- **Task brief**
Leave out all pictures. Return exactly the lines from the top of the material through the line containing "import plotly.graph_objects as go".
-------------------------
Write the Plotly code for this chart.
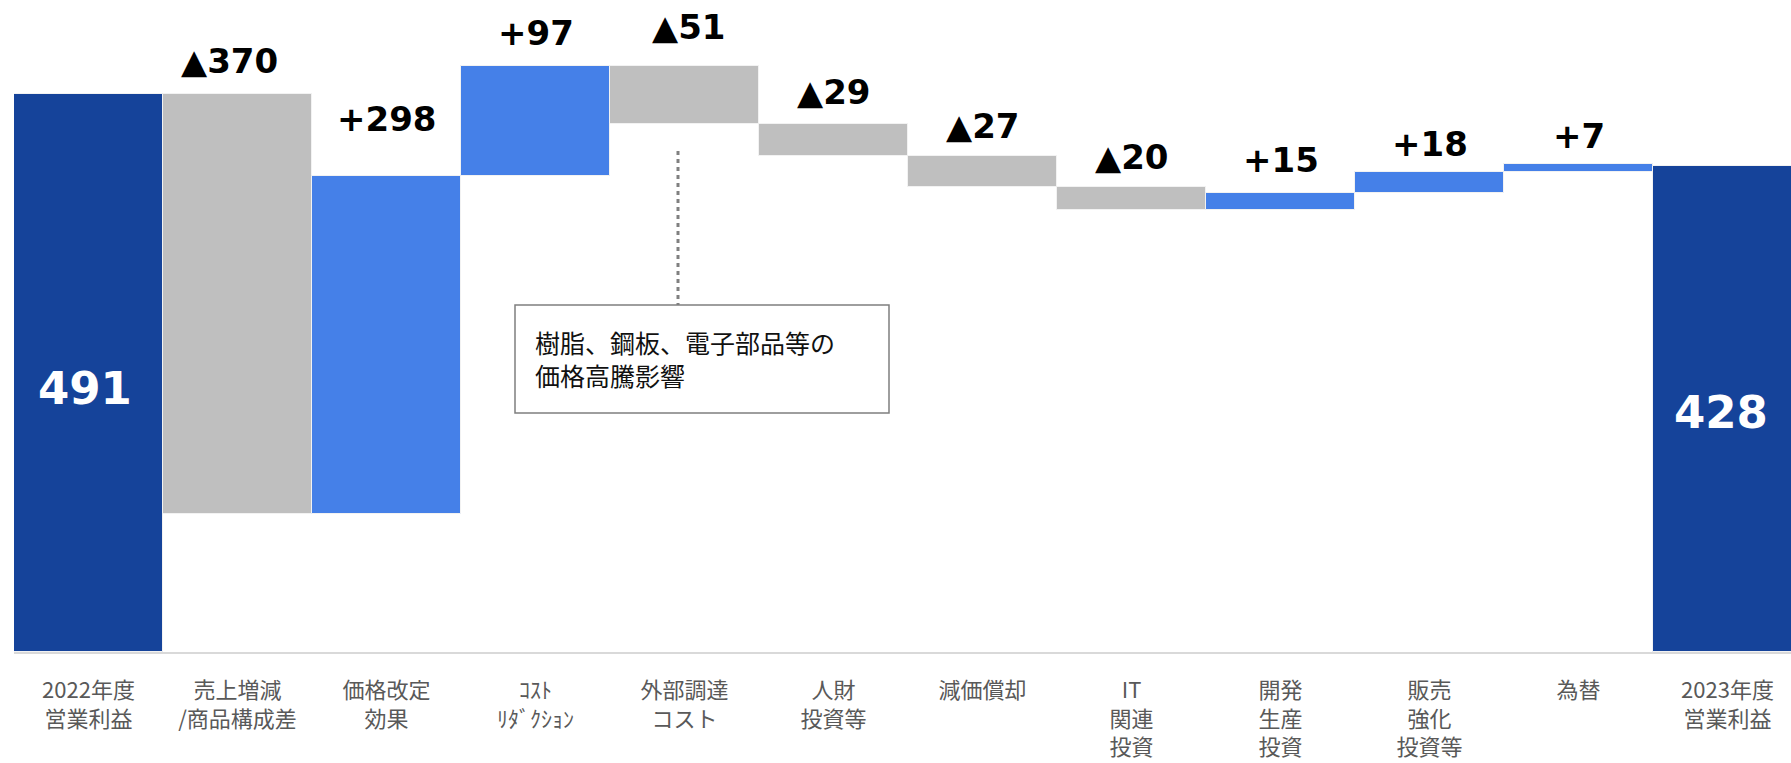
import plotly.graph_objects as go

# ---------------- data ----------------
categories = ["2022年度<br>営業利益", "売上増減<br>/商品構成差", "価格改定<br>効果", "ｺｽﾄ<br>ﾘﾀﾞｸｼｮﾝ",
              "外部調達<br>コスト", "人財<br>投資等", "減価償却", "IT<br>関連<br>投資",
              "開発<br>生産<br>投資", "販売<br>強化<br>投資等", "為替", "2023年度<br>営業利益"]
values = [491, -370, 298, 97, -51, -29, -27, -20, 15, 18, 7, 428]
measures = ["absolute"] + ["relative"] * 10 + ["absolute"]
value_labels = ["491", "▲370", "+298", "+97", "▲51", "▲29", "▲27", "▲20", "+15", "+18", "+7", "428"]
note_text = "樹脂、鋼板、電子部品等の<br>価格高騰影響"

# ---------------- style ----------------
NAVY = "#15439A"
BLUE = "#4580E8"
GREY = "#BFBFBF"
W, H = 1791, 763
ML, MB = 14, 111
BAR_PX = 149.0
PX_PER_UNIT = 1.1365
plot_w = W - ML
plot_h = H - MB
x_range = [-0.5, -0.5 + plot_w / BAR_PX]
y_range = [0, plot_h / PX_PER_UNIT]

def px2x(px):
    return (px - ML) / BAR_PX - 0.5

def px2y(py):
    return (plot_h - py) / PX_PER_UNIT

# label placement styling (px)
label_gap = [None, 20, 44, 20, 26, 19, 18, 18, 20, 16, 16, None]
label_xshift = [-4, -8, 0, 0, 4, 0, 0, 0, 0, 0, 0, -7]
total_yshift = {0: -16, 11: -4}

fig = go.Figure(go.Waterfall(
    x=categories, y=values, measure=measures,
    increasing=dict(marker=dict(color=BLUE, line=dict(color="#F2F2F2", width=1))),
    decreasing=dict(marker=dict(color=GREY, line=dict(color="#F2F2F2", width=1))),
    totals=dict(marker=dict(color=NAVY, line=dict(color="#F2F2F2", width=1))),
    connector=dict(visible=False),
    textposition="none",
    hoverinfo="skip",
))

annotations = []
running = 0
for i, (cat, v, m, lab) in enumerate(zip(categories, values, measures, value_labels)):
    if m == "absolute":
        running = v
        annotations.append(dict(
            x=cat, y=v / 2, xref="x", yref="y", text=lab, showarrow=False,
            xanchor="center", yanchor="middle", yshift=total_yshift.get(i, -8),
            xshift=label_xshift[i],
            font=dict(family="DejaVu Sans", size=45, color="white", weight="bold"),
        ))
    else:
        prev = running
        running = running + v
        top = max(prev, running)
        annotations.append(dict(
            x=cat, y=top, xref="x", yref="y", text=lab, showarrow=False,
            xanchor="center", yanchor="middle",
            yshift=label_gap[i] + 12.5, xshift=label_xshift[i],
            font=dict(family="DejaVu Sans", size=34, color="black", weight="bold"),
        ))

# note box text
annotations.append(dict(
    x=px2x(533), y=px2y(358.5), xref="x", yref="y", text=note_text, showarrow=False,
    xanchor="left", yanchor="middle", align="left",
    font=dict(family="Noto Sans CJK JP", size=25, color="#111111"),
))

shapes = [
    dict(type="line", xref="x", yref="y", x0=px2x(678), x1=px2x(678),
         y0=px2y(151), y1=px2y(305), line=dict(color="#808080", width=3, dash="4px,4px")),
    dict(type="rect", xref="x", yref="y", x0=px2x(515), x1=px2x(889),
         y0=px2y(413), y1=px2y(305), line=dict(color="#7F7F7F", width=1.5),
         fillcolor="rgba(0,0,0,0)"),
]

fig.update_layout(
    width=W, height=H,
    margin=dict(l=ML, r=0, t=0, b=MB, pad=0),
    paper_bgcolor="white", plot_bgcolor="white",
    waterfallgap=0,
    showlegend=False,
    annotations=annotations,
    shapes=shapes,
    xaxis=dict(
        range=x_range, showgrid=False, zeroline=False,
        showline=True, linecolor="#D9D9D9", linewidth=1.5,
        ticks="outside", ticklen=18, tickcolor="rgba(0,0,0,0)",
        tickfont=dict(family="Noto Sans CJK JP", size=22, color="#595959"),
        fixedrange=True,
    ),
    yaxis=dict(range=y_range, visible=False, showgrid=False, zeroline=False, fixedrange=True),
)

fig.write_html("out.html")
-------------------------
- **Finished task**
Write the Plotly code for this chart.
import plotly.graph_objects as go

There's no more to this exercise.